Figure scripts
══════════════════════════════
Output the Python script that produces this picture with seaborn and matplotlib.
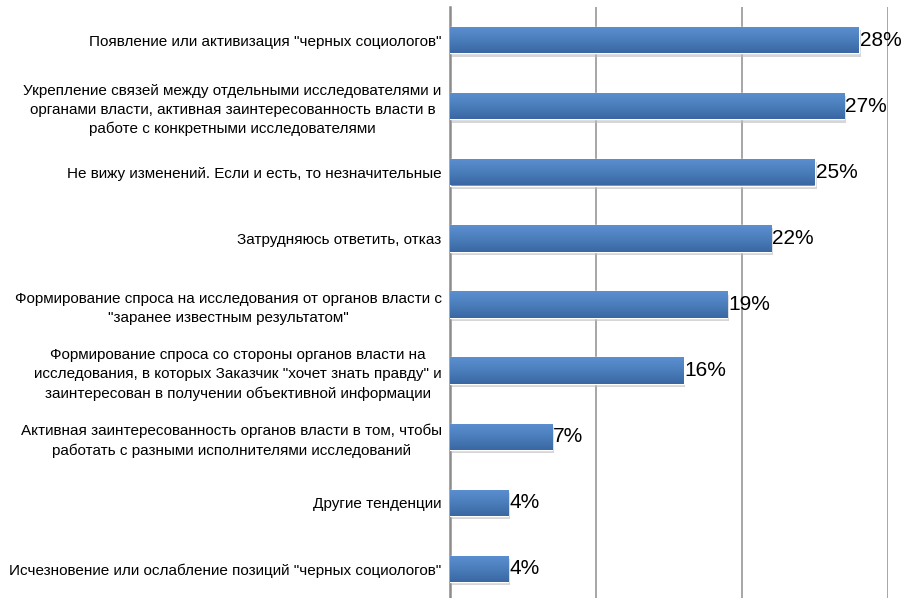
import numpy as np
import pandas as pd
import matplotlib
matplotlib.use("Agg")
import matplotlib.pyplot as plt
from matplotlib.colors import LinearSegmentedColormap
import seaborn as sns

categories = [
    'Появление или активизация "черных социологов"',
    'Укрепление связей между отдельными исследователями и\n'
    'органами власти, активная заинтересованность власти в\n'
    'работе с конкретными исследователями',
    'Не вижу изменений. Если и есть, то незначительные',
    'Затрудняюсь ответить, отказ',
    'Формирование спроса на исследования от органов власти с\n'
    '"заранее известным результатом"',
    'Формирование спроса со стороны органов власти на\n'
    'исследования, в которых Заказчик "хочет знать правду" и\n'
    'заинтересован в получении объективной информации',
    'Активная заинтересованность органов власти в том, чтобы\n'
    'работать с разными исполнителями исследований',
    'Другие тенденции',
    'Исчезновение или ослабление позиций "черных социологов"',
]
shares = [28, 27, 25, 22, 19, 16, 7, 4, 4]
value_labels = [f"{v}%" for v in shares]

df = pd.DataFrame({"category": categories, "share": shares})

sns.set_style("white")
plt.rcParams["font.family"] = ["Liberation Sans", "DejaVu Sans"]
plt.rcParams["text.color"] = "black"
plt.rcParams["ytick.labelcolor"] = "black"

fig = plt.figure(figsize=(9.01, 5.98), dpi=100)
ax = fig.add_axes([450 / 901, 1 - 602 / 598, (888 - 450) / 901, 595 / 598])

sns.barplot(data=df, x="share", y="category", orient="h", color="#4A7EBB",
            width=0.4, ax=ax, saturation=1, zorder=3)

# vertical gradient on each bar, plus a soft drop shadow
grad = LinearSegmentedColormap.from_list("bar", ["#5B8FD1", "#4A7EBB", "#3A67A3"])
gimg = np.linspace(0, 1, 64).reshape(-1, 1)
for p in ax.patches:
    x0, y0 = p.get_x(), p.get_y()
    w, h = p.get_width(), p.get_height()
    shadow = plt.Rectangle((x0 + 0.12, y0 + 0.05), w, h, color="#bcbcbc",
                           alpha=0.6, zorder=2, lw=0)
    ax.add_patch(shadow)
    im = ax.imshow(gimg, cmap=grad, aspect="auto",
                   extent=(x0, x0 + w, y0 + h, y0), zorder=3.5)
    im.set_clip_path(p)

for i, (v, lab) in enumerate(zip(shares, value_labels)):
    ax.text(v + 0.06, i, lab, va="center", ha="left", fontsize=15,
            color="black", clip_on=False, zorder=5)

ax.set_xlim(0, 30)
ax.set_ylim(8.5, -0.5)
ax.set_xticks([0, 10, 20, 30])
ax.set_xticklabels([])
ax.tick_params(axis="x", length=0)
ax.xaxis.grid(True, color="#A6A6A6", linewidth=1.4, zorder=0)
ax.set_axisbelow(True)

ax.set_yticks(range(len(categories)))
ax.set_yticklabels(categories, fontsize=11, multialignment="center",
                   linespacing=1.45, color="black")
ax.tick_params(axis="y", which="major", length=0, pad=6)
ax.set_yticks(np.arange(-0.5, len(categories), 1.0), minor=True)
ax.tick_params(axis="y", which="minor", length=4, width=1.2, color="#8C8C8C")

ax.set_xlabel("")
ax.set_ylabel("")
for s in ["top", "right", "bottom"]:
    ax.spines[s].set_visible(False)
ax.spines["left"].set_color("#8C8C8C")
ax.spines["left"].set_linewidth(1.8)

fig.savefig("out.png", dpi=100)
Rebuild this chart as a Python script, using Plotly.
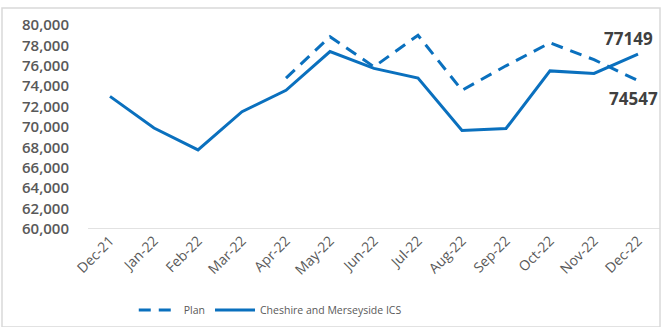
import plotly.graph_objects as go

months = ["Dec-21", "Jan-22", "Feb-22", "Mar-22", "Apr-22", "May-22", "Jun-22",
          "Jul-22", "Aug-22", "Sep-22", "Oct-22", "Nov-22", "Dec-22"]
actual = [73000, 69900, 67750, 71500, 73600, 77400, 75750, 74800, 69650, 69850,
          75500, 75250, 77149]
plan = [None, None, None, None, 74800, 78850, 75900, 79000, 73600, 76000,
        78250, 76600, 74547]

blue = "#0a70be"
grey = "#595959"

fig = go.Figure()
fig.add_trace(go.Scatter(x=months, y=plan, name="Plan", mode="lines",
                         line=dict(color=blue, width=3, dash="12px,8px")))
fig.add_trace(go.Scatter(x=months, y=actual, name="Cheshire and Merseyside ICS",
                         mode="lines", line=dict(color=blue, width=3)))

fig.add_annotation(x=months[-1], y=actual[-1], text="<b>77149</b>", showarrow=False,
                   xshift=-10, yshift=16, font=dict(size=17, color="#404040", family="Open Sans"))
fig.add_annotation(x=months[-1], y=plan[-1], text="<b>74547</b>", showarrow=False,
                   xshift=-5, yshift=-18, font=dict(size=17, color="#404040", family="Open Sans"))

fig.update_layout(
    width=668, height=327,
    margin=dict(l=88, r=8, t=25, b=98, autoexpand=False),
    paper_bgcolor="white", plot_bgcolor="white",
    font=dict(family="Open Sans", color=grey),
    xaxis=dict(type="category", range=[-0.5, 12.5], showgrid=False, showline=False,
               ticks="", tickangle=-45, automargin=False,
               tickfont=dict(size=14, color=grey)),
    yaxis=dict(range=[60000, 80000], dtick=2000, tickformat=",", showgrid=False,
               zeroline=False, showline=False, ticklabelstandoff=18, automargin=False,
               tickfont=dict(size=15, color=grey, family="Open Sans", weight=600)),
    showlegend=True,
    legend=dict(orientation="h", x=0.08, xanchor="left", yref="container",
                y=1 - 310 / 327, yanchor="middle",
                font=dict(size=10.5, color=grey), itemwidth=40, tracegroupgap=0),
    shapes=[
        dict(type="line", xref="paper", yref="y", x0=0, x1=1, y0=60000, y1=60000,
             line=dict(color="#d9d9d9", width=1.5)),
        dict(type="rect", xref="paper", yref="paper", x0=-86/572, x1=1, y0=-98/204, y1=1 + 17/204,
             line=dict(color="#d9d9d9", width=1.5)),
    ],
)

fig.write_html("out.html")
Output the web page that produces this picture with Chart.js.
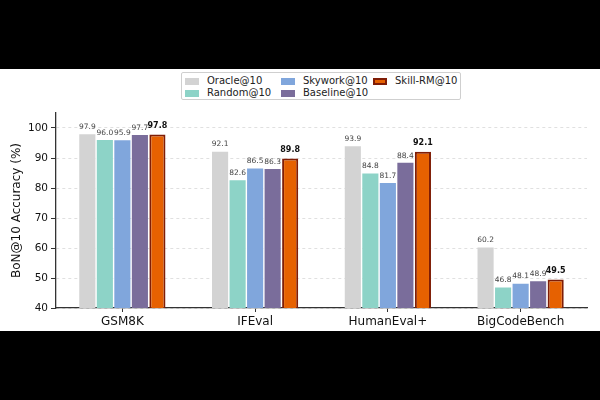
<!DOCTYPE html>
<html>
<head>
<meta charset="utf-8">
<script src="https://cdn.jsdelivr.net/npm/chart.js@4"></script>
<style>
  html, body { margin: 0; padding: 0; background: #000; width: 600px; height: 400px; overflow: hidden; }
  #panel { position: absolute; left: 0; top: 69px; width: 600px; height: 262px; background: #fff; }
  #legend {
    position: absolute; left: 181px; top: 3px; width: 280px; height: 28px;
    border: 1px solid #cfcfcf; border-radius: 2px; background: #fff;
    font-family: "DejaVu Sans", sans-serif; font-size: 10px; color: #222;
    display: grid; grid-template-columns: 96px 92px auto; grid-auto-flow: column;
    grid-template-rows: 12px 12px; padding: 2px 0 0 3px; box-sizing: border-box;
  }
  .item { display: flex; align-items: center; white-space: nowrap; line-height: 12px; }
  .sw { width: 14px; height: 7px; margin-right: 8px; box-sizing: border-box; }
</style>
</head>
<body>
<div id="panel">
  <canvas id="chart" width="600" height="262"></canvas>
  <div id="legend"></div>
</div>
<script>
// Datos
const categorias = ['GSM8K', 'IFEval', 'HumanEval+', 'BigCodeBench'];
const oracle   = [97.9, 92.1, 93.9, 60.2];
const random   = [96.0, 82.6, 84.8, 46.8];
const skywork  = [95.9, 86.5, 81.7, 48.1];
const baseline = [97.7, 86.3, 88.4, 48.9];
const skillRM  = [97.8, 89.8, 92.1, 49.5];
const yTicks   = [40, 50, 60, 70, 80, 90, 100];

const series = [
    { label: 'Oracle@10',   data: oracle,   color: '#d3d3d3' },
    { label: 'Random@10',   data: random,   color: '#8dd3c7' },
    { label: 'Skywork@10',  data: skywork,  color: '#80a6dc' },
    { label: 'Baseline@10', data: baseline, color: '#7a6d9b' },
    { label: 'Skill-RM@10', data: skillRM,  color: '#e66101', border: '#7f1d06', bold: true }
];

const FONT = '"DejaVu Sans", sans-serif';

// Etiquetas de valor sobre cada barra
const etiquetasBarras = {
    id: 'etiquetasBarras',
    afterDatasetsDraw(chart) {
        const ctx = chart.ctx;
        ctx.save();
        ctx.textAlign = 'center';
        ctx.textBaseline = 'bottom';
        chart.data.datasets.forEach((ds, i) => {
            const meta = chart.getDatasetMeta(i);
            meta.data.forEach((bar, j) => {
                const s = series[i];
                ctx.font = s.bold ? `bold 8px ${FONT}` : `7.5px ${FONT}`;
                ctx.fillStyle = s.bold ? '#111' : '#444';
                ctx.fillText(ds.data[j].toFixed(1), bar.x, bar.y - (s.bold ? 5 : 3.5));
            });
        });
        ctx.restore();
    }
};

new Chart(document.getElementById('chart').getContext('2d'), {
    type: 'bar',
    data: {
        labels: categorias,
        datasets: series.map(s => ({
            label: s.label,
            data: s.data,
            backgroundColor: s.color,
            borderColor: s.border || s.color,
            borderWidth: s.border ? 2 : 0,
            borderSkipped: false,
            categoryPercentage: 0.66,
            barPercentage: 0.92
        }))
    },
    options: {
        responsive: false,
        devicePixelRatio: 1,
        animation: false,
        layout: { padding: { top: 44, right: 13, left: 0, bottom: 0 } },
        plugins: { legend: { display: false }, tooltip: { enabled: false } },
        scales: {
            x: {
                grid: { display: true, drawOnChartArea: false, offset: false, tickLength: 4, color: '#333' },
                border: { color: '#333', width: 1.3 },
                ticks: { color: '#111', font: { family: FONT, size: 12 }, padding: 3, maxRotation: 0 },
                afterFit: scale => { scale.height = 23; }
            },
            y: {
                min: 40,
                max: 105,
                afterBuildTicks: scale => { scale.ticks = yTicks.map(v => ({ value: v })); },
                grid: {
                    color: '#d9d9d9', lineWidth: 0.8,
                    tickLength: 5, tickColor: '#333', tickBorderDash: [], tickWidth: 1
                },
                border: { color: '#333', width: 1.3, dash: [3, 3] },
                ticks: { color: '#111', font: { family: FONT, size: 10.5 }, padding: 3 },
                title: {
                    display: true, text: 'BoN@10 Accuracy (%)', color: '#111',
                    font: { family: FONT, size: 12 }, padding: { top: 10, bottom: 0 }
                },
                afterFit: scale => { scale.width = 56; }
            }
        }
    },
    plugins: [etiquetasBarras]
});

// Leyenda en HTML (3 columnas, orden por columnas como en el original)
const leyenda = document.getElementById('legend');
series.forEach(s => {
    const item = document.createElement('div');
    item.className = 'item';
    const borde = s.border ? `border:2px solid ${s.border};` : '';
    item.innerHTML = `<span class="sw" style="background:${s.color};${borde}"></span>${s.label}`;
    leyenda.appendChild(item);
});
</script>
</body>
</html>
══════════════════════════════
◆ Directive ◆
Your task is to reproduce only the lines from the one with "Rebuild this chart" through the one with "import plotly.graph_objects as go", keeping both ends. Skip every picture.

◆ Task result ◆
Rebuild this chart as a Python script, using Plotly.
import plotly.graph_objects as go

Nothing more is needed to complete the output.